Heute beginnt die britische Moorhuhnjagd
12.8.2009, 00:00 UhrEs ist ein zentraler Tag im Kalender der britischen Aristokratie und Hochfinanz. Jagdgäste aus der ganzen Welt haben sich angemeldet. Finanzstarke Hedgefonds-Manager hoffen durch einen erfolgreichen «shoot» den gesellschaftlichen Aufstieg. Russische Oligarchen haben schottische Schlösser aufgekauft, um sich ein Revier zu sichern. Die Jagd aufs Moorhuhn, das durch rasanten Aufstieg und unberechenbaren Zickzackflug den Schützen zu entkommen sucht, gilt als das «das feinste Schießen in der Welt». Und zudem schmeckt der Vogel, da er sich ausschließlich von würziger Heide nährt, auch ausgesprochen gut.
Seit 1831 ist das Datum für den Beginn der Knallerei gesetzlich festgelegt. Ein ungeschriebenes, aber striktes Protokoll gilt für die Jagdgäste. Wer in nagelneuer Kluft antritt, hätte sich auch gleich ein Schild mit der Aufschrift «Neureicher» um den Hals hängen können. Die obligatorischen Tweedanzüge und Wachstuchjacken müssen abgegriffen aussehen. Und wenn sie darüber hinaus noch etwas strenger riechen als der Jagdhund, umso besser.
Einen Schützenkollegen anzuschießen gilt als bedauerliches Versehen. Aber wehe dem, der einen der Treiber oder Jagdhelfer erwischt. Der frühere Innenminister Willie Whitelaw verpasste einem alten Freund eine Schrotladung in den Hintern (sorry!), aber verletzte zugleich einen Hegemeister (shocking!). Fortan ließ er sich nicht mehr bei der Moorhuhnjagd blicken. Allerdings hatte der Napoleon-Bezwinger Lord Wellington weniger Skrupel. Der war bekannt dafür, auf der Jagd tödlicher als auf dem Schlachtfeld zu sein. Als er auf dem Gut der Lady Shelley die Frau eines Pächters anschoss, wurde diese von Lady Shelley beruhigt: «Mary, dir ist eine große Ehre widerfahren. Du darfst dich preisen, dass dich der Herzog von Wellington angeschossen hat.»

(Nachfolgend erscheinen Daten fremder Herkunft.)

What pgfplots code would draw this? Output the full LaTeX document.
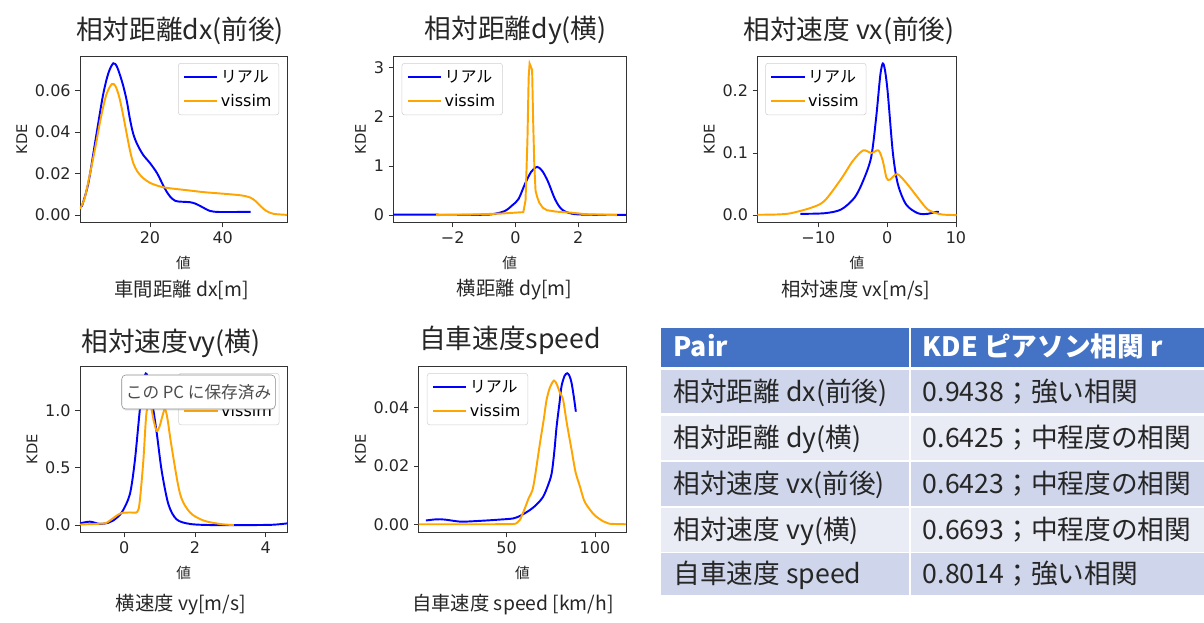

Ein billiges Vergnügen ist die Moorhuhnjagd gewiss nicht. Schon die Ausrüstung kostet ein kleines Vermögen. Rund 150 Pfund wird für den Abschuss eines Moorhuhnpaars berechnet. Für eine typische Jagdgesellschaft von acht Schützen kommt ein Tag Ballerei leicht auf rund 15 000 Pfund, umgerechnet 17 500 Euro. Wenn mehr Federvieh vom Himmel geholt wird, wird es teurer. Freilich vermeidet man heute die Exzesse früherer Enthusiasten. Lord Walsingham stellt bis heute den Rekord. Er schoss im Jahre 1888 auf Blubberhouse Moor in der Grafschaft Yorkshire an einem einzigen Tag 1070 Hühner. Für die rund 800 Jagdreviere in Nordengland und Schottland ist die Moorhuhnjagd eine nicht zu unterschätzende Einnahmequelle: Rund 1,6 Milliarden Pfund werden pro Saison umgesetzt.
In diesem Jahr sind die Moorhuhnfreunde besonders begeistert. Der Bestand ist heuer gegenüber den Vorjahren um rund ein Viertel höher ausgefallen. Anders als bei Fasanen, die speziell für die Jagdsaison gezüchtet werden, ist das beim Moorhuhn nicht möglich. Diesmal wird man ohne Rücksicht drauflos ballern dürfen.